● WHAT IS ASKED
Repeat each line of the material below exactly as it appears, minus any pictures.

● DATA BLOCK
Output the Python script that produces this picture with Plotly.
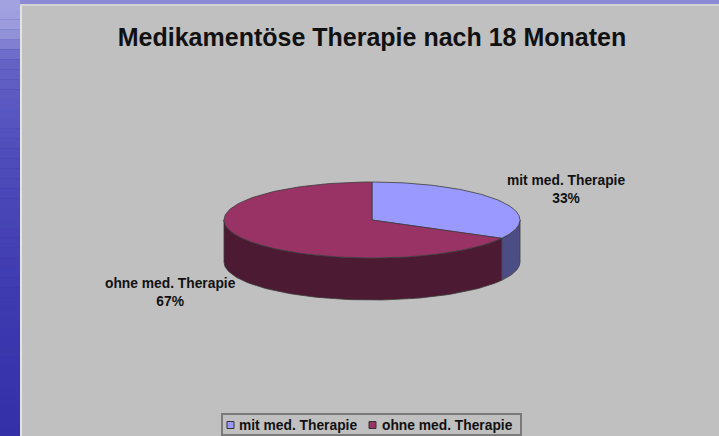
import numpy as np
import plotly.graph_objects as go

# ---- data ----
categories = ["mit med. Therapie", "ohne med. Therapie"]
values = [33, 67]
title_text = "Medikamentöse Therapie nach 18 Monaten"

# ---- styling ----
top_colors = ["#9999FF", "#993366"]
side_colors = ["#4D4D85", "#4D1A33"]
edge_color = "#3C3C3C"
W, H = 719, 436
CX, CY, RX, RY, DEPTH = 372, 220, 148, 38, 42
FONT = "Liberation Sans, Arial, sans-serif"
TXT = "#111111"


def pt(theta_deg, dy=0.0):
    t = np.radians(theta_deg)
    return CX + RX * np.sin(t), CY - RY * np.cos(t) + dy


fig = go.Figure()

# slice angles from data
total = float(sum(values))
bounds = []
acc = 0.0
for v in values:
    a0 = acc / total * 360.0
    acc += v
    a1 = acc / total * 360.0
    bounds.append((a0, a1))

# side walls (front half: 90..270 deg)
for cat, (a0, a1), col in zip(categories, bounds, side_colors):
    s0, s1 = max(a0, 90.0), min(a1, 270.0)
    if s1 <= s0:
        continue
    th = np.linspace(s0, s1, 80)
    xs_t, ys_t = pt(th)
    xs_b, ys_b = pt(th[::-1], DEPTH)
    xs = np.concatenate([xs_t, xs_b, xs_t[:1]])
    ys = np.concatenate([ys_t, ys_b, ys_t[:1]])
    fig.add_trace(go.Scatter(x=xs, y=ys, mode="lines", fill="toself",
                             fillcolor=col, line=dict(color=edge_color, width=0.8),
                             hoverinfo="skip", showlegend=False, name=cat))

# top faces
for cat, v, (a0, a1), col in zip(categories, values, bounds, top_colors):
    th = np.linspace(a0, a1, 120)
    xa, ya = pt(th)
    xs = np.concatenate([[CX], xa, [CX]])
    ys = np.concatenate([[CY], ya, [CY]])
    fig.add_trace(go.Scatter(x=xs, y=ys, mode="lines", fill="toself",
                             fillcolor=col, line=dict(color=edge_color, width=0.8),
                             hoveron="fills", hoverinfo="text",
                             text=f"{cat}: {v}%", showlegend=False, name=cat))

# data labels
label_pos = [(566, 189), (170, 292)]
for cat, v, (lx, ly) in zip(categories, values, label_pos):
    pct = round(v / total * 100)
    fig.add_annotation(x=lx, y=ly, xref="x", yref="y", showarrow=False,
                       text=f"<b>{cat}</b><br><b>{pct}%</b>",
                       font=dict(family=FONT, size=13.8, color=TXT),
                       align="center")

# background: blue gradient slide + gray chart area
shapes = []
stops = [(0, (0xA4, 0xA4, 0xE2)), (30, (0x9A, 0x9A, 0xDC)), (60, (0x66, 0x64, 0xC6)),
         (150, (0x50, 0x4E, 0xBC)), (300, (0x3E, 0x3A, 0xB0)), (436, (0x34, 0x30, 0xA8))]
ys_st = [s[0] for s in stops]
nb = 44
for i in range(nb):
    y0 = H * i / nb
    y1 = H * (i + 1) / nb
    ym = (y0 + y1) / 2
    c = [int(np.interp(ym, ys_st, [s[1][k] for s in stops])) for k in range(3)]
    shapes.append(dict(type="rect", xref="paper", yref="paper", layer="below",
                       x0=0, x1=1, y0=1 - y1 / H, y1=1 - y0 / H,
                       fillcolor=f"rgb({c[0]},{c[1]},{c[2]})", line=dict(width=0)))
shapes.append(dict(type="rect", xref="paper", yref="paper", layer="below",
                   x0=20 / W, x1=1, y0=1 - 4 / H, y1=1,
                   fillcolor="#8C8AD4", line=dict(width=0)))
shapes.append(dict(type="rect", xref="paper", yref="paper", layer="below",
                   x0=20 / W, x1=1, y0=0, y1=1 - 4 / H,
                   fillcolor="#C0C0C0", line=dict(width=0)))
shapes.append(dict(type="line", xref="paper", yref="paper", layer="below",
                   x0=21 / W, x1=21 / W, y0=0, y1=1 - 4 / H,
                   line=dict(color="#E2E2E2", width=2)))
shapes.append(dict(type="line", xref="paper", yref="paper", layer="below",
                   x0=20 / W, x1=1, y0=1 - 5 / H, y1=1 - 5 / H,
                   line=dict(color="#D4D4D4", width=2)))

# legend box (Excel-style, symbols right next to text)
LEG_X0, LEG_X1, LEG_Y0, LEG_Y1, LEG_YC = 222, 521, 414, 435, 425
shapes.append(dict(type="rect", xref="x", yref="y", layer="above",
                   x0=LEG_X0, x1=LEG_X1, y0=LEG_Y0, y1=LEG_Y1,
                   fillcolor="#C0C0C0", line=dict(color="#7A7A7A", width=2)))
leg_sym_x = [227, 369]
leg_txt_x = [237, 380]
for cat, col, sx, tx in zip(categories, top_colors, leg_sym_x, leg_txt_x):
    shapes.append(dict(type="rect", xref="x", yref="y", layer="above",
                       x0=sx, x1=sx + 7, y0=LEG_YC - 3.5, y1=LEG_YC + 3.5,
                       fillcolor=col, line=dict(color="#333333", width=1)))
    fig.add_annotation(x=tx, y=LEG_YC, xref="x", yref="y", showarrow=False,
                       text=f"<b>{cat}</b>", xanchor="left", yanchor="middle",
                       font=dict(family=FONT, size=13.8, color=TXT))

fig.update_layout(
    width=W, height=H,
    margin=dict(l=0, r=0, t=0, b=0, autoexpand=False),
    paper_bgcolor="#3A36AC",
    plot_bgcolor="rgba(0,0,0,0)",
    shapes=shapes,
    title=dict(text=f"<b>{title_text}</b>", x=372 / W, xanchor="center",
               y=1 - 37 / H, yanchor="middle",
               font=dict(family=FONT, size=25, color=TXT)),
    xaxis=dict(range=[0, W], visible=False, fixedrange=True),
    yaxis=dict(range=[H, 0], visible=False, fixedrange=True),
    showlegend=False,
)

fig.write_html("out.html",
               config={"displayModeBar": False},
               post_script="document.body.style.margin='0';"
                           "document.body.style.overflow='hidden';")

● SOLVED PROBLEM
Output the Python script that produces this picture with Plotly.
import numpy as np
import plotly.graph_objects as go

# ---- data ----
categories = ["mit med. Therapie", "ohne med. Therapie"]
values = [33, 67]
title_text = "Medikamentöse Therapie nach 18 Monaten"

# ---- styling ----
top_colors = ["#9999FF", "#993366"]
side_colors = ["#4D4D85", "#4D1A33"]
edge_color = "#3C3C3C"
W, H = 719, 436
CX, CY, RX, RY, DEPTH = 372, 220, 148, 38, 42
FONT = "Liberation Sans, Arial, sans-serif"
TXT = "#111111"


def pt(theta_deg, dy=0.0):
    t = np.radians(theta_deg)
    return CX + RX * np.sin(t), CY - RY * np.cos(t) + dy


fig = go.Figure()

# slice angles from data
total = float(sum(values))
bounds = []
acc = 0.0
for v in values:
    a0 = acc / total * 360.0
    acc += v
    a1 = acc / total * 360.0
    bounds.append((a0, a1))

# side walls (front half: 90..270 deg)
for cat, (a0, a1), col in zip(categories, bounds, side_colors):
    s0, s1 = max(a0, 90.0), min(a1, 270.0)
    if s1 <= s0:
        continue
    th = np.linspace(s0, s1, 80)
    xs_t, ys_t = pt(th)
    xs_b, ys_b = pt(th[::-1], DEPTH)
    xs = np.concatenate([xs_t, xs_b, xs_t[:1]])
    ys = np.concatenate([ys_t, ys_b, ys_t[:1]])
    fig.add_trace(go.Scatter(x=xs, y=ys, mode="lines", fill="toself",
                             fillcolor=col, line=dict(color=edge_color, width=0.8),
                             hoverinfo="skip", showlegend=False, name=cat))

# top faces
for cat, v, (a0, a1), col in zip(categories, values, bounds, top_colors):
    th = np.linspace(a0, a1, 120)
    xa, ya = pt(th)
    xs = np.concatenate([[CX], xa, [CX]])
    ys = np.concatenate([[CY], ya, [CY]])
    fig.add_trace(go.Scatter(x=xs, y=ys, mode="lines", fill="toself",
                             fillcolor=col, line=dict(color=edge_color, width=0.8),
                             hoveron="fills", hoverinfo="text",
                             text=f"{cat}: {v}%", showlegend=False, name=cat))

# data labels
label_pos = [(566, 189), (170, 292)]
for cat, v, (lx, ly) in zip(categories, values, label_pos):
    pct = round(v / total * 100)
    fig.add_annotation(x=lx, y=ly, xref="x", yref="y", showarrow=False,
                       text=f"<b>{cat}</b><br><b>{pct}%</b>",
                       font=dict(family=FONT, size=13.8, color=TXT),
                       align="center")

# background: blue gradient slide + gray chart area
shapes = []
stops = [(0, (0xA4, 0xA4, 0xE2)), (30, (0x9A, 0x9A, 0xDC)), (60, (0x66, 0x64, 0xC6)),
         (150, (0x50, 0x4E, 0xBC)), (300, (0x3E, 0x3A, 0xB0)), (436, (0x34, 0x30, 0xA8))]
ys_st = [s[0] for s in stops]
nb = 44
for i in range(nb):
    y0 = H * i / nb
    y1 = H * (i + 1) / nb
    ym = (y0 + y1) / 2
    c = [int(np.interp(ym, ys_st, [s[1][k] for s in stops])) for k in range(3)]
    shapes.append(dict(type="rect", xref="paper", yref="paper", layer="below",
                       x0=0, x1=1, y0=1 - y1 / H, y1=1 - y0 / H,
                       fillcolor=f"rgb({c[0]},{c[1]},{c[2]})", line=dict(width=0)))
shapes.append(dict(type="rect", xref="paper", yref="paper", layer="below",
                   x0=20 / W, x1=1, y0=1 - 4 / H, y1=1,
                   fillcolor="#8C8AD4", line=dict(width=0)))
shapes.append(dict(type="rect", xref="paper", yref="paper", layer="below",
                   x0=20 / W, x1=1, y0=0, y1=1 - 4 / H,
                   fillcolor="#C0C0C0", line=dict(width=0)))
shapes.append(dict(type="line", xref="paper", yref="paper", layer="below",
                   x0=21 / W, x1=21 / W, y0=0, y1=1 - 4 / H,
                   line=dict(color="#E2E2E2", width=2)))
shapes.append(dict(type="line", xref="paper", yref="paper", layer="below",
                   x0=20 / W, x1=1, y0=1 - 5 / H, y1=1 - 5 / H,
                   line=dict(color="#D4D4D4", width=2)))

# legend box (Excel-style, symbols right next to text)
LEG_X0, LEG_X1, LEG_Y0, LEG_Y1, LEG_YC = 222, 521, 414, 435, 425
shapes.append(dict(type="rect", xref="x", yref="y", layer="above",
                   x0=LEG_X0, x1=LEG_X1, y0=LEG_Y0, y1=LEG_Y1,
                   fillcolor="#C0C0C0", line=dict(color="#7A7A7A", width=2)))
leg_sym_x = [227, 369]
leg_txt_x = [237, 380]
for cat, col, sx, tx in zip(categories, top_colors, leg_sym_x, leg_txt_x):
    shapes.append(dict(type="rect", xref="x", yref="y", layer="above",
                       x0=sx, x1=sx + 7, y0=LEG_YC - 3.5, y1=LEG_YC + 3.5,
                       fillcolor=col, line=dict(color="#333333", width=1)))
    fig.add_annotation(x=tx, y=LEG_YC, xref="x", yref="y", showarrow=False,
                       text=f"<b>{cat}</b>", xanchor="left", yanchor="middle",
                       font=dict(family=FONT, size=13.8, color=TXT))

fig.update_layout(
    width=W, height=H,
    margin=dict(l=0, r=0, t=0, b=0, autoexpand=False),
    paper_bgcolor="#3A36AC",
    plot_bgcolor="rgba(0,0,0,0)",
    shapes=shapes,
    title=dict(text=f"<b>{title_text}</b>", x=372 / W, xanchor="center",
               y=1 - 37 / H, yanchor="middle",
               font=dict(family=FONT, size=25, color=TXT)),
    xaxis=dict(range=[0, W], visible=False, fixedrange=True),
    yaxis=dict(range=[H, 0], visible=False, fixedrange=True),
    showlegend=False,
)

fig.write_html("out.html",
               config={"displayModeBar": False},
               post_script="document.body.style.margin='0';"
                           "document.body.style.overflow='hidden';")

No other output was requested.